Public debate around centralized versus distributed power highlights a policy preference for grid modernization while retaining options for captive power in industrial zones. Policymakers and utilities are increasingly focused on upgrading transmission and distribution to accommodate renewables, but industrial end-users will continue to consider gas-fired power and cogeneration for reliability and lower emissions compared with older diesel generation.

This mixed approach will generate tenders that bundle grid connection and on-site generation, and it will keep demand for modular gas-fired units, cogeneration systems, and short-duration storage as bridging solutions.

Industry note: consistent, lower-emission gas generation and modular storage will command attention as transitional options while renewables integration ramps.

Practical implications for Teknologam and vendors

Given Petronas’ capital priorities and the policy environment, vendors should re-evaluate product roadmaps with these themes in mind:

  • Offer retrofit kits and standardized skidding to reduce on-site integration time and minimize plant downtime.
  • Design equipment to operate in mixed-fuel environments, anticipating SAF blends and hydrogen co-feeding.
  • Strengthen spare-parts delivery, local stocking, and service agreements to meet rising domestic-content expectations and tighter procurement windows.
  • Increase digital readiness (remote monitoring, predictive maintenance) to win maintenance and debottleneck contracts.

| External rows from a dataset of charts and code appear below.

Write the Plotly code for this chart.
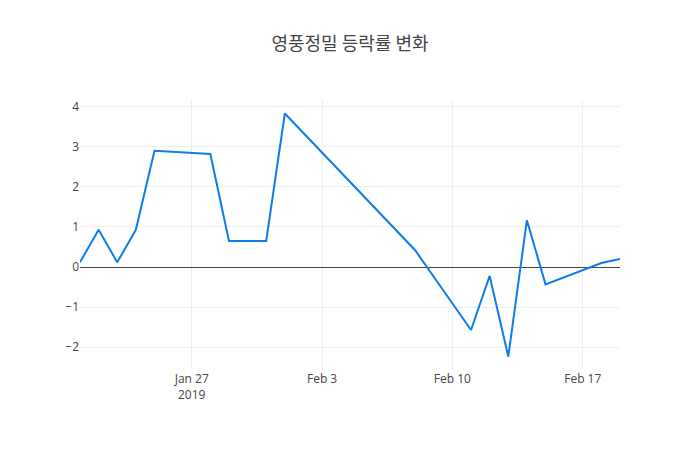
import plotly.graph_objects as go

dates = ["2019-01-21", "2019-01-22", "2019-01-23", "2019-01-24", "2019-01-25",
         "2019-01-28", "2019-01-29", "2019-01-30", "2019-01-31", "2019-02-01",
         "2019-02-08", "2019-02-11", "2019-02-12", "2019-02-13", "2019-02-14",
         "2019-02-15", "2019-02-18", "2019-02-19"]
rates = [0.12, 0.93, 0.12, 0.93, 2.90,
         2.82, 0.65, 0.65, 0.65, 3.83,
         0.42, -1.57, -0.22, -2.23, 1.17,
         -0.43, 0.10, 0.20]

fig = go.Figure(go.Scatter(x=dates, y=rates, mode="lines",
                           line=dict(color="#0f7ceb", width=2)))
fig.update_layout(
    title=dict(text="영풍정밀 등락률 변화", x=342 / 692, xanchor="center",
               y=1 - 36 / 442, yanchor="middle",
               font=dict(family="Noto Sans CJK KR", size=18, color="#444")),
    width=692, height=442,
    margin=dict(l=72, r=80, t=92, b=80),
    paper_bgcolor="white", plot_bgcolor="white",
    font=dict(family="Open Sans", size=12, color="#444"),
    showlegend=False,
    xaxis=dict(gridcolor="#eee", showline=False, zeroline=False,
               tickvals=["2019-01-27", "2019-02-03", "2019-02-10", "2019-02-17"],
               ticktext=["Jan 27<br>2019", "Feb 3", "Feb 10", "Feb 17"]),
    yaxis=dict(gridcolor="#eee", zeroline=True, zerolinecolor="#444",
               zerolinewidth=1, showline=False, dtick=1),
)
fig.write_html("out.html")
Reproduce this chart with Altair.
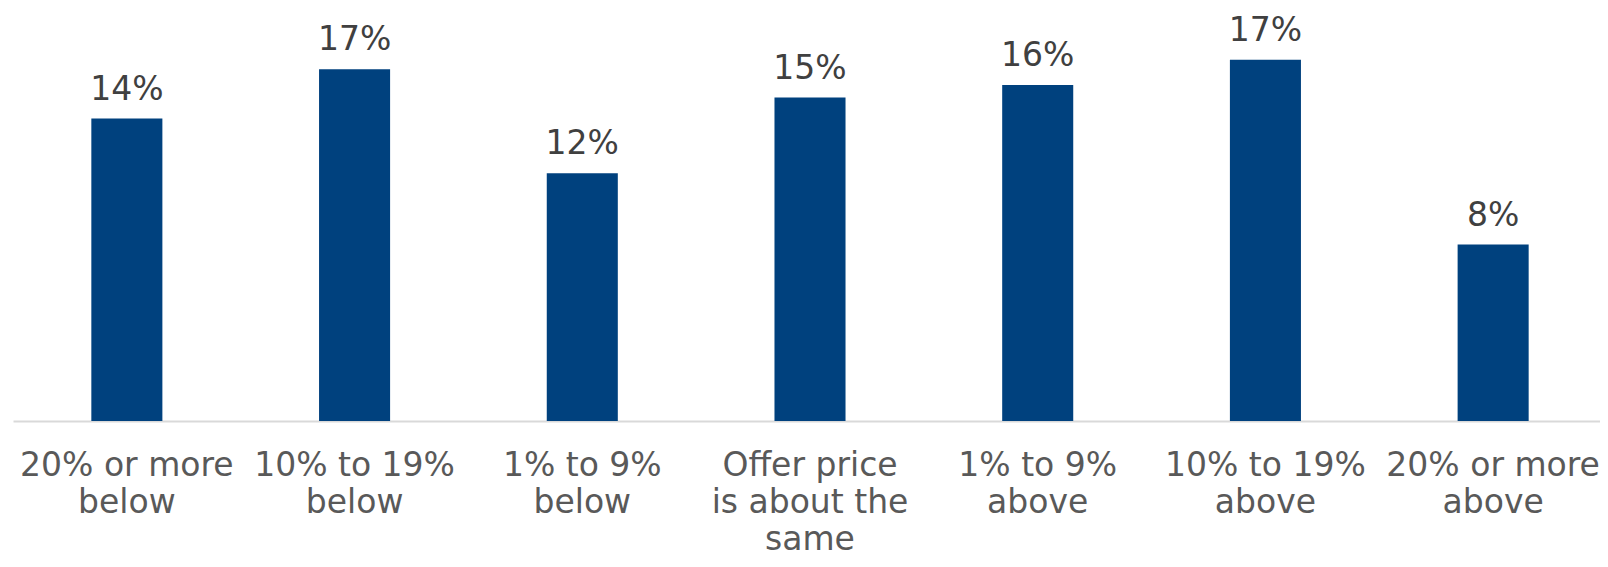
import altair as alt
import pandas as pd

categories = [
    "20% or more\nbelow",
    "10% to 19%\nbelow",
    "1% to 9%\nbelow",
    "Offer price\nis about the\nsame",
    "1% to 9%\nabove",
    "10% to 19%\nabove",
    "20% or more\nabove",
]
values = [14.4, 16.75, 11.8, 15.4, 16.0, 17.2, 8.4]
value_labels = ["14%", "17%", "12%", "15%", "16%", "17%", "8%"]

df = pd.DataFrame({"category": categories, "value": values, "pct": value_labels})

FONT = "DejaVu Sans"

base = alt.Chart(df).encode(
    x=alt.X(
        "category:N",
        sort=None,
        scale=alt.Scale(range=[0, 1594], paddingInner=0.688, paddingOuter=0.344),
        axis=alt.Axis(
            title=None,
            labelExpr="split(datum.value, '\\n')",
            labelAngle=0,
            labelFont=FONT,
            labelFontSize=33,
            labelColor="#595959",
            labelLineHeight=37,
            labelPadding=28,
            labelLimit=400,
            ticks=False,
            domainColor="#d9d9d9",
            domainWidth=2,
            grid=False,
        ),
    ),
    y=alt.Y("value:Q", scale=alt.Scale(domain=[0, 19.667], nice=False, zero=True), axis=None),
)

bars = base.mark_bar(color="#00417E")
text = base.mark_text(
    dy=-19, baseline="alphabetic", fontSize=33, font=FONT, color="#404040"
).encode(text="pct:N")

chart = (
    (bars + text)
    .properties(
        width=1587,
        height=413,
        padding={"left": 5, "top": 0, "right": 0, "bottom": 138},
        autosize=alt.AutoSizeParams(type="none"),
    )
    .configure_view(stroke=None)
)

chart.save("out.html", embed_options={"renderer": "svg", "actions": False})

These steps align product strategy with the likely concentrated order books in 2026–2028 and reduce commercial friction in procurement.

Commercial and technical risks to monitor

Contractors must track three primary risk vectors:

  1. Regulatory shifts tied to local content that can change supplier eligibility or contract terms.
  2. Feedstock availability for SAF projects, which may lag project schedules and create ramp-up risk.
  3. Grid policy outcomes that delay large-scale renewable integration and thereby sustain demand for gas infrastructure longer than expected.

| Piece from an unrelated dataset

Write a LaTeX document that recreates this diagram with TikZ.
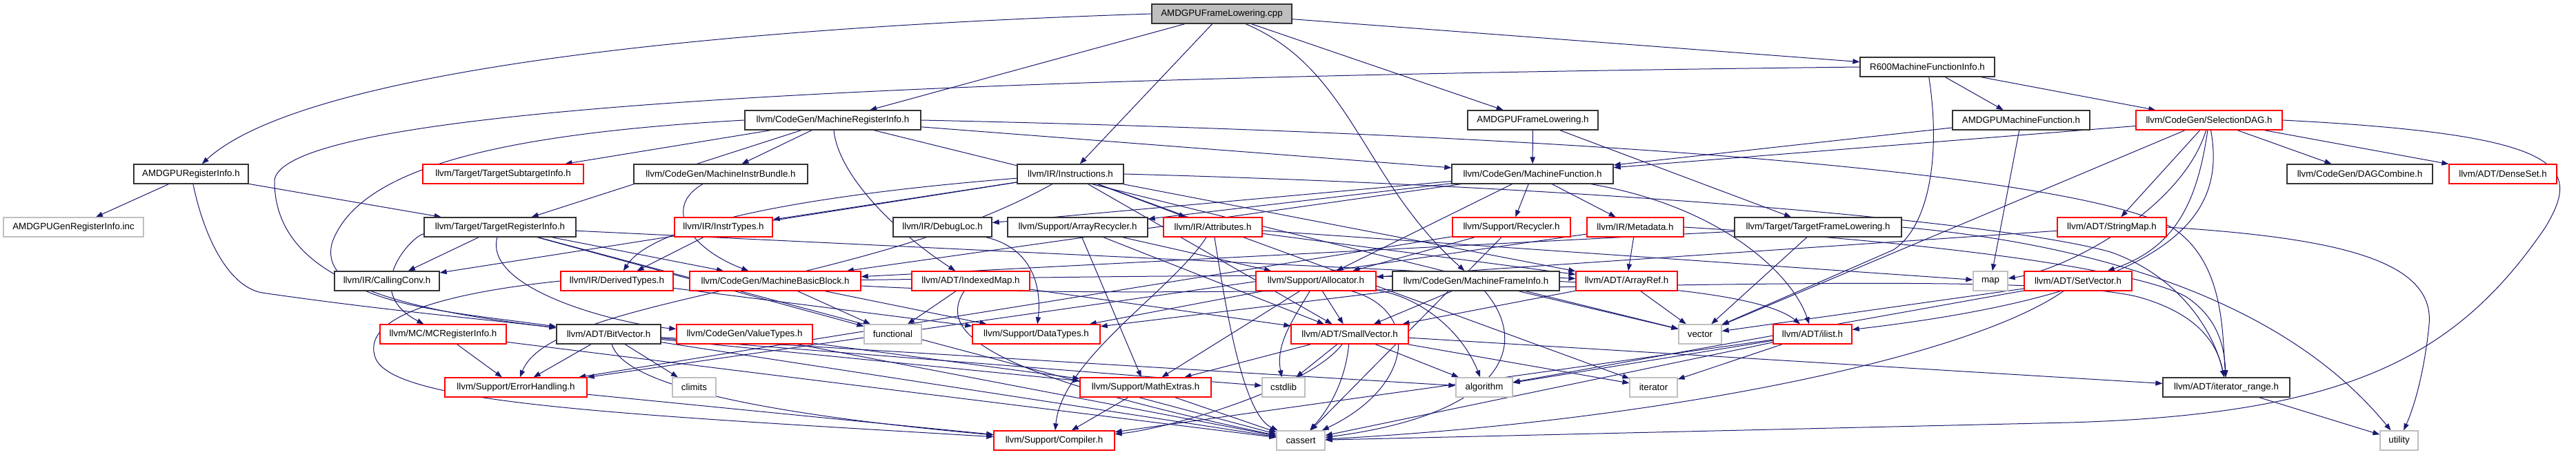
\documentclass[tikz,border=0pt]{standalone}
\usepackage{fontspec}
\setmainfont{Liberation Sans}
\usetikzlibrary{arrows.meta,backgrounds}
\definecolor{edgeblue}{HTML}{191970}
\definecolor{trunc}{HTML}{FF0000}
\definecolor{sysgrey}{HTML}{BFBFBF}
\tikzset{
  hdr/.style={draw=black!80,line width=1pt,fill=white,minimum height=21pt,
    inner sep=0pt,font=\fontsize{10}{12}\selectfont},
  redhdr/.style={hdr,draw=trunc},
  syshdr/.style={hdr,draw=sysgrey},
  roothdr/.style={hdr,fill=sysgrey},
  boxw/.style={minimum width=#1*0.75pt},
  dep/.style={-{Triangle[length=7.5pt,width=5.5pt]},draw=edgeblue,line width=0.75pt}
}

\begin{document}
\begin{tikzpicture}[x=0.75pt,y=-0.75pt]
  \useasboundingbox (0,0) rectangle (3735,659);

  % top levels
  \node[roothdr,boxw=203] (cpp) at (1771.5,20) {AMDGPUFrameLowering.cpp};
  \node[hdr,boxw=195] (r600) at (2794.5,97) {R600MachineFunctionInfo.h};
  \node[hdr,boxw=255] (mri) at (1207.5,174) {llvm/CodeGen/MachineRegisterInfo.h};
  \node[hdr,boxw=189] (aflh) at (2222.5,174) {AMDGPUFrameLowering.h};
  \node[hdr,boxw=199] (amf) at (2930.5,174) {AMDGPUMachineFunction.h};
  \node[redhdr,boxw=212] (sdag) at (3203,174) {llvm/CodeGen/SelectionDAG.h};

  \node[hdr,boxw=166] (ari) at (277,252) {AMDGPURegisterInfo.h};
  \node[redhdr,boxw=233] (tsi) at (729.5,252) {llvm/Target/TargetSubtargetInfo.h};
  \node[hdr,boxw=252] (mib) at (1045,252) {llvm/CodeGen/MachineInstrBundle.h};
  \node[hdr,boxw=154] (instr) at (1552,252) {llvm/IR/Instructions.h};
  \node[hdr,boxw=234] (mf) at (2222,252) {llvm/CodeGen/MachineFunction.h};
  \node[hdr,boxw=211] (dagc) at (3421.5,252) {llvm/CodeGen/DAGCombine.h};
  \node[redhdr,boxw=156] (dset) at (3629,252) {llvm/ADT/DenseSet.h};

  \node[syshdr,boxw=203] (inc) at (106.5,329) {AMDGPUGenRegisterInfo.inc};
  \node[hdr,boxw=220] (tri) at (725,329) {llvm/Target/TargetRegisterInfo.h};
  \node[redhdr,boxw=142] (itypes) at (1049,329) {llvm/IR/InstrTypes.h};
  \node[hdr,boxw=143] (dloc) at (1366.5,329) {llvm/IR/DebugLoc.h};
  \node[hdr,boxw=203] (arec) at (1562.5,329) {llvm/Support/ArrayRecycler.h};
  \node[redhdr,boxw=143] (attr) at (1758.5,329) {llvm/IR/Attributes.h};
  \node[redhdr,boxw=171] (recy) at (2191.5,329) {llvm/Support/Recycler.h};
  \node[redhdr,boxw=140] (meta) at (2371,329) {llvm/IR/Metadata.h};
  \node[hdr,boxw=242] (tfl) at (2636,329) {llvm/Target/TargetFrameLowering.h};
  \node[redhdr,boxw=158] (smap) at (3062,329) {llvm/ADT/StringMap.h};

  \node[hdr,boxw=152] (cconv) at (561,407) {llvm/IR/CallingConv.h};
  \node[redhdr,boxw=163] (dtypes) at (894.5,407) {llvm/IR/DerivedTypes.h};
  \node[redhdr,boxw=248] (mbb) at (1124,407) {llvm/CodeGen/MachineBasicBlock.h};
  \node[redhdr,boxw=171] (imap) at (1407.5,407) {llvm/ADT/IndexedMap.h};
  \node[redhdr,boxw=174] (alloc) at (1908,407) {llvm/Support/Allocator.h};
  \node[hdr,boxw=242] (mfi) at (2140,407) {llvm/CodeGen/MachineFrameInfo.h};
  \node[redhdr,boxw=147] (aref) at (2358.5,407) {llvm/ADT/ArrayRef.h};
  \node[syshdr,boxw=50] (map) at (2886,407) {map};
  \node[redhdr,boxw=156] (svec) at (3013,407) {llvm/ADT/SetVector.h};

  \node[redhdr,boxw=183] (mcri) at (642.5,484) {llvm/MC/MCRegisterInfo.h};
  \node[hdr,boxw=151] (bitv) at (882.5,484) {llvm/ADT/BitVector.h};
  \node[redhdr,boxw=197] (vtypes) at (1079.5,484) {llvm/CodeGen/ValueTypes.h};
  \node[syshdr,boxw=83] (func) at (1294.5,484) {functional};
  \node[redhdr,boxw=185] (dtyp) at (1502.5,484) {llvm/Support/DataTypes.h};
  \node[redhdr,boxw=170] (smallv) at (1957,484) {llvm/ADT/SmallVector.h};
  \node[syshdr,boxw=62] (vector) at (2465,484) {vector};
  \node[redhdr,boxw=114] (ilist) at (2628,484) {llvm/ADT/ilist.h};

  \node[redhdr,boxw=206] (errh) at (748,561) {llvm/Support/ErrorHandling.h};
  \node[syshdr,boxw=63] (climits) at (1006.5,561) {climits};
  \node[redhdr,boxw=190] (mathx) at (1661,561) {llvm/Support/MathExtras.h};
  \node[syshdr,boxw=62] (cstdlib) at (1861,561) {cstdlib};
  \node[syshdr,boxw=82] (algo) at (2152,561) {algorithm};
  \node[syshdr,boxw=69] (iter) at (2397.5,561) {iterator};
  \node[hdr,boxw=184] (itrange) at (3228,561) {llvm/ADT/iterator\_range.h};

  \node[redhdr,boxw=175] (comp) at (1528.5,638) {llvm/Support/Compiler.h};
  \node[syshdr,boxw=70] (cassert) at (1886,638) {cassert};
  \node[syshdr,boxw=55] (utility) at (3478.5,638) {utility};

  % include edges, kept under the boxes
  \begin{pgfonlayer}{background}
  \draw[dep] (cpp.west) .. controls (900,45) and (420,120) .. (ari);
  \draw[dep] (cpp) -- (mri);
  \draw[dep] (cpp) -- (instr);
  \draw[dep] (cpp) -- (aflh);
  \draw[dep] (cpp) .. controls (1960,100) and (1975,260) .. (mfi);
  \draw[dep] (cpp) -- (r600);
  \draw[dep] (ari) -- (inc);
  \draw[dep] (ari) -- (tri);
  \draw[dep] (ari) .. controls (295,340) and (330,415) .. (380,424) .. controls (560,450) and (700,462) .. (bitv);
  \draw[dep] (r600) -- (amf);
  \draw[dep] (r600) -- (sdag);
  \draw[dep] (r600.west) .. controls (1400,112) and (420,150) .. (398,260) .. controls (396,420) and (620,452) .. (bitv);
  \draw[dep] (r600) .. controls (2815,230) and (2795,330) .. (2745,362) -- (vector);
  \draw[dep] (mri) -- (tsi);
  \draw[dep] (mri) -- (mib);
  \draw[dep] (mri) -- (tri);
  \draw[dep] (mri) -- (mf);
  \draw[dep] (mri) .. controls (1215,250) and (1290,330) .. (imap);
  \draw[dep] (mri.west) .. controls (700,195) and (520,250) .. (482,350) .. controls (455,440) and (660,452) .. (bitv);
  \draw[dep] (mri.east) .. controls (2300,195) and (3000,250) .. (3150,330) .. controls (3225,380) and (3222,480) .. (itrange);
  \draw[dep] (mri) -- (vector);
  \draw[dep] (aflh) -- (mf);
  \draw[dep] (aflh) -- (tfl);
  \draw[dep] (amf) -- (mf);
  \draw[dep] (amf) -- (map);
  \draw[dep] (sdag) -- (mf);
  \draw[dep] (sdag) -- (dagc);
  \draw[dep] (sdag) -- (dset);
  \draw[dep] (sdag) -- (smap);
  \draw[dep] (sdag) .. controls (3185,300) and (3150,360) .. (svec);
  \draw[dep] (sdag) .. controls (3225,300) and (3180,420) .. (ilist);
  \draw[dep] (sdag) .. controls (3165,300) and (3000,390) .. (map);
  \draw[dep] (sdag) -- (vector);
  \draw[dep] (sdag.east) .. controls (3720,195) and (3745,240) .. (3690,330) .. controls (3560,520) and (3400,600) .. (3000,612) -- (cassert);
  \draw[dep] (instr) -- (itypes);
  \draw[dep] (instr) -- (attr);
  \draw[dep] (instr) -- (cconv);
  \draw[dep] (instr) .. controls (1200,280) and (950,320) .. (dtypes);
  \draw[dep] (instr) -- (aref);
  \draw[dep] (instr) -- (smallv);
  \draw[dep] (instr) .. controls (1250,420) and (800,430) .. (errh);
  \draw[dep] (instr) -- (iter);
  \draw[dep] (instr.east) .. controls (2300,270) and (2900,320) .. (3060,365) .. controls (3160,400) and (3210,480) .. (itrange);
  \draw[dep] (mf) -- (dloc);
  \draw[dep] (mf) -- (arec);
  \draw[dep] (mf) -- (recy);
  \draw[dep] (mf) -- (meta);
  \draw[dep] (mf) -- (alloc);
  \draw[dep] (mf) -- (mbb);
  \draw[dep] (mf) .. controls (2500,300) and (2600,400) .. (ilist);
  \draw[dep] (mib) .. controls (960,300) and (1000,360) .. (mbb);
  \draw[dep] (tri) -- (cconv);
  \draw[dep] (tri) -- (mbb);
  \draw[dep] (tri) .. controls (700,420) and (900,470) .. (vtypes);
  \draw[dep] (tri) .. controls (600,340) and (520,420) .. (mcri);
  \draw[dep] (tri) -- (func);
  \draw[dep] (tri) -- (aref);
  \draw[dep] (tri) -- (cassert);
  \draw[dep] (itypes) -- (dtypes);
  \draw[dep] (dloc) .. controls (1500,360) and (1510,420) .. (dtyp);
  \draw[dep] (arec) -- (alloc);
  \draw[dep] (arec) -- (mathx);
  \draw[dep] (arec) -- (smallv);
  \draw[dep] (attr) -- (aref);
  \draw[dep] (attr) .. controls (1700,420) and (1540,520) .. (comp);
  \draw[dep] (attr) .. controls (1775,430) and (1800,600) .. (cassert);
  \draw[dep] (attr) -- (map);
  \draw[dep] (recy) -- (alloc);
  \draw[dep] (recy) -- (errh);
  \draw[dep] (recy) -- (cassert);
  \draw[dep] (meta) -- (aref);
  \draw[dep] (meta.east) .. controls (2800,350) and (3100,390) .. (3170,430) .. controls (3215,460) and (3225,500) .. (itrange);
  \draw[dep] (meta) -- (errh);
  \draw[dep] (tfl) -- (mbb);
  \draw[dep] (tfl) -- (vector);
  \draw[dep] (tfl.east) .. controls (3000,350) and (3300,420) .. (utility);
  \draw[dep] (smap) -- (alloc);
  \draw[dep] (smap.east) .. controls (3400,345) and (3530,380) .. (3522,470) .. controls (3515,540) and (3500,590) .. (utility);
  \draw[dep] (dtypes) -- (dtyp);
  \draw[dep] (dtypes.west) .. controls (640,425) and (520,460) .. (545,520) .. controls (575,585) and (900,600) .. (comp);
  \draw[dep] (mbb) -- (func);
  \draw[dep] (mbb) -- (dtyp);
  \draw[dep] (mbb) .. controls (1800,445) and (2900,380) .. (3100,430) .. controls (3190,455) and (3215,500) .. (itrange);
  \draw[dep] (mbb) .. controls (1700,400) and (2500,380) .. (ilist);
  \draw[dep] (imap) -- (func);
  \draw[dep] (imap) -- (smallv);
  \draw[dep] (imap) .. controls (1360,480) and (1420,540) .. (cassert);
  \draw[dep] (alloc) -- (smallv);
  \draw[dep] (alloc) -- (mathx);
  \draw[dep] (alloc) -- (dtyp);
  \draw[dep] (alloc) .. controls (1870,470) and (1850,500) .. (cstdlib);
  \draw[dep] (alloc) .. controls (2060,430) and (2120,480) .. (algo);
  \draw[dep] (alloc) .. controls (2060,450) and (2050,560) .. (cassert);
  \draw[dep] (mfi) -- (smallv);
  \draw[dep] (mfi) -- (dtyp);
  \draw[dep] (mfi) -- (vector);
  \draw[dep] (mfi) .. controls (2220,500) and (2180,600) .. (cassert);
  \draw[dep] (aref) -- (smallv);
  \draw[dep] (aref) -- (vector);
  \draw[dep] (svec) -- (vector);
  \draw[dep] (svec) -- (algo);
  \draw[dep] (svec) .. controls (2850,520) and (2400,610) .. (cassert);
  \draw[dep] (mcri) -- (errh);
  \draw[dep] (mcri) -- (cassert);
  \draw[dep] (bitv) -- (errh);
  \draw[dep] (bitv) -- (climits);
  \draw[dep] (bitv) .. controls (900,540) and (1000,590) .. (comp);
  \draw[dep] (bitv) -- (mathx);
  \draw[dep] (bitv) -- (cstdlib);
  \draw[dep] (bitv) -- (algo);
  \draw[dep] (bitv) -- (cassert);
  \draw[dep] (vtypes) -- (cassert);
  \draw[dep] (vtypes) -- (mathx);
  \draw[dep] (ilist) -- (algo);
  \draw[dep] (ilist) -- (iter);
  \draw[dep] (ilist) -- (cassert);
  \draw[dep] (ilist) -- (comp);
  \draw[dep] (errh) -- (comp);
  \draw[dep] (mathx) -- (comp);
  \draw[dep] (mathx) -- (cassert);
  \draw[dep] (smallv) -- (cstdlib);
  \draw[dep] (smallv) -- (algo);
  \draw[dep] (smallv) -- (iter);
  \draw[dep] (smallv) .. controls (1950,560) and (1920,600) .. (cassert);
  \draw[dep] (smallv) .. controls (1900,560) and (1700,620) .. (comp);
  \draw[dep] (smallv) -- (mathx);
  \draw[dep] (smallv) -- (itrange);
  \draw[dep] (itrange) -- (utility);
  \end{pgfonlayer}
\end{tikzpicture}
\end{document}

Key Insight: Flexibility reduces exposure. Vendors that can pivot between brownfield upgrades and greenfield supplies will have an advantage in a volatile procurement environment.

Conclusion — what we’ll do at Teknologam

We will align R&D and capacity planning with the signals above. Specifically:

  • Accelerate modular product lines and standardized skids.
  • Expand materials qualification for hydrogen and SAF blends.
  • Formalize regional service teams and local-partner agreements.

These actions position us to respond to the narratives summarized by national and corporate strategy signals and the detailed planning implied by Petronas’ focus on near-term capacity and low-carbon pilots.

Next steps: engage clients on retrofit opportunities, bid on midstream compression and debottlenecking upgrades, and pursue partnerships to supply SAF pilot equipment.